* **Available data**

════════════════

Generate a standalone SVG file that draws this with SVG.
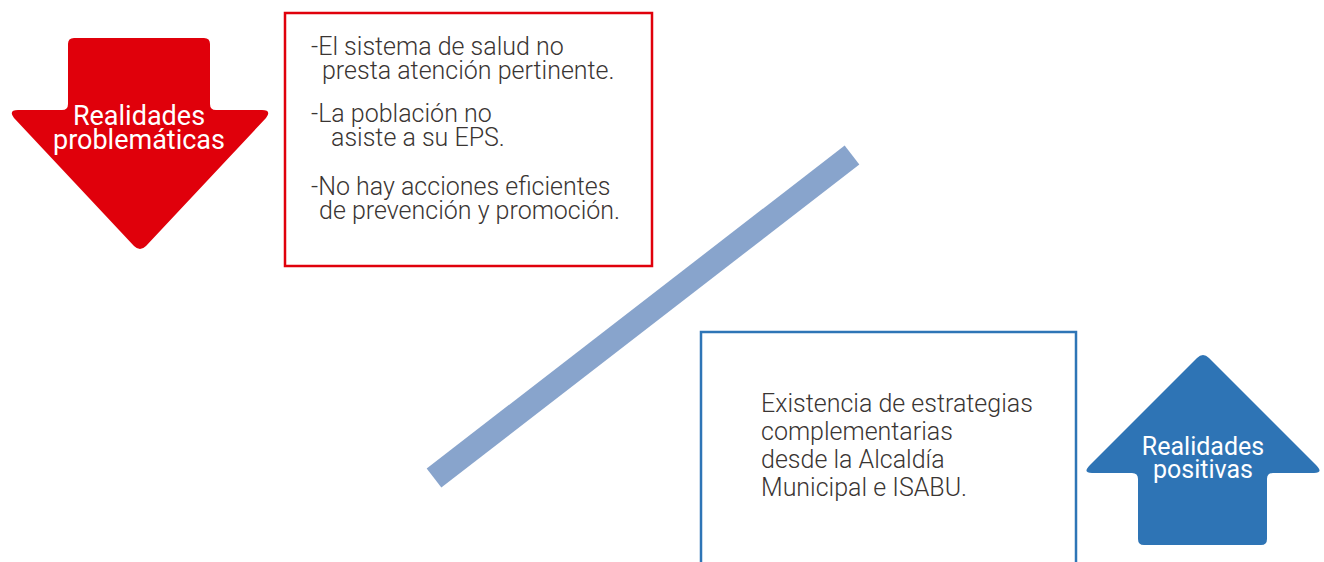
<svg xmlns="http://www.w3.org/2000/svg" width="1324" height="562" viewBox="0 0 1324 562">
<style>
.body{font-family:Roboto,"Liberation Sans",sans-serif;font-size:25px;fill:#3a3533;font-weight:300}
.lbl{font-family:Roboto,"Liberation Sans",sans-serif;font-size:27px;fill:#ffffff;text-anchor:middle}
</style>
<rect width="1324" height="562" fill="#ffffff"/>
<g id="connectors">
<line x1="434" y1="478" x2="852" y2="155" stroke="#88a4cc" stroke-width="24"/>
</g>
<g id="arrow-problematicas">
<path d="M74,38 H204 Q210,38 210,44 V104 Q210,110 216,110 H262 Q272,110 266,118 L146,246 Q140,252 134,246 L14,118 Q8,110 18,110 H62 Q68,110 68,104 V44 Q68,38 74,38 Z" fill="#e0000b"/>
<text class="lbl" x="139" y="125">Realidades</text>
<text class="lbl" x="139" y="149">problemáticas</text>
</g>
<g id="box-problemas">
<rect x="285" y="13" width="367" height="253" fill="none" stroke="#e0000b" stroke-width="2.5"/>
<text class="body" x="311" y="55">-El sistema de salud no</text>
<text class="body" x="322" y="79">presta atención pertinente.</text>
<text class="body" x="311" y="122">-La población no</text>
<text class="body" x="331" y="146">asiste a su EPS.</text>
<text class="body" x="311" y="195">-No hay acciones eficientes</text>
<text class="body" x="319" y="219">de prevención y promoción.</text>
</g>
<g id="box-positivas">
<rect x="701" y="332" width="375" height="240" fill="none" stroke="#2e75b6" stroke-width="2.5"/>
<text class="body" x="761" y="412">Existencia de estrategias</text>
<text class="body" x="761" y="440">complementarias</text>
<text class="body" x="761" y="468">desde la Alcaldía</text>
<text class="body" x="761" y="496">Municipal e ISABU.</text>
</g>
<g id="arrow-positivas">
<path d="M1197,358 Q1203,352 1209,358 L1316,465 Q1324,473 1314,473 H1273 Q1267,473 1267,479 V539 Q1267,545 1261,545 H1144 Q1138,545 1138,539 V479 Q1138,473 1132,473 H1092 Q1082,473 1090,465 Z" fill="#2e74b5"/>
<text class="lbl" x="1203" y="455" style="font-size:25px">Realidades</text>
<text class="lbl" x="1203" y="478" style="font-size:25px">positivas</text>
</g>
</svg>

════════════════

* **What is asked**
Repeat the data exactly, dropping every picture it holds.

* **Task solution**
Generate a standalone SVG file that draws this with SVG.
<svg xmlns="http://www.w3.org/2000/svg" width="1324" height="562" viewBox="0 0 1324 562">
<style>
.body{font-family:Roboto,"Liberation Sans",sans-serif;font-size:25px;fill:#3a3533;font-weight:300}
.lbl{font-family:Roboto,"Liberation Sans",sans-serif;font-size:27px;fill:#ffffff;text-anchor:middle}
</style>
<rect width="1324" height="562" fill="#ffffff"/>
<g id="connectors">
<line x1="434" y1="478" x2="852" y2="155" stroke="#88a4cc" stroke-width="24"/>
</g>
<g id="arrow-problematicas">
<path d="M74,38 H204 Q210,38 210,44 V104 Q210,110 216,110 H262 Q272,110 266,118 L146,246 Q140,252 134,246 L14,118 Q8,110 18,110 H62 Q68,110 68,104 V44 Q68,38 74,38 Z" fill="#e0000b"/>
<text class="lbl" x="139" y="125">Realidades</text>
<text class="lbl" x="139" y="149">problemáticas</text>
</g>
<g id="box-problemas">
<rect x="285" y="13" width="367" height="253" fill="none" stroke="#e0000b" stroke-width="2.5"/>
<text class="body" x="311" y="55">-El sistema de salud no</text>
<text class="body" x="322" y="79">presta atención pertinente.</text>
<text class="body" x="311" y="122">-La población no</text>
<text class="body" x="331" y="146">asiste a su EPS.</text>
<text class="body" x="311" y="195">-No hay acciones eficientes</text>
<text class="body" x="319" y="219">de prevención y promoción.</text>
</g>
<g id="box-positivas">
<rect x="701" y="332" width="375" height="240" fill="none" stroke="#2e75b6" stroke-width="2.5"/>
<text class="body" x="761" y="412">Existencia de estrategias</text>
<text class="body" x="761" y="440">complementarias</text>
<text class="body" x="761" y="468">desde la Alcaldía</text>
<text class="body" x="761" y="496">Municipal e ISABU.</text>
</g>
<g id="arrow-positivas">
<path d="M1197,358 Q1203,352 1209,358 L1316,465 Q1324,473 1314,473 H1273 Q1267,473 1267,479 V539 Q1267,545 1261,545 H1144 Q1138,545 1138,539 V479 Q1138,473 1132,473 H1092 Q1082,473 1090,465 Z" fill="#2e74b5"/>
<text class="lbl" x="1203" y="455" style="font-size:25px">Realidades</text>
<text class="lbl" x="1203" y="478" style="font-size:25px">positivas</text>
</g>
</svg>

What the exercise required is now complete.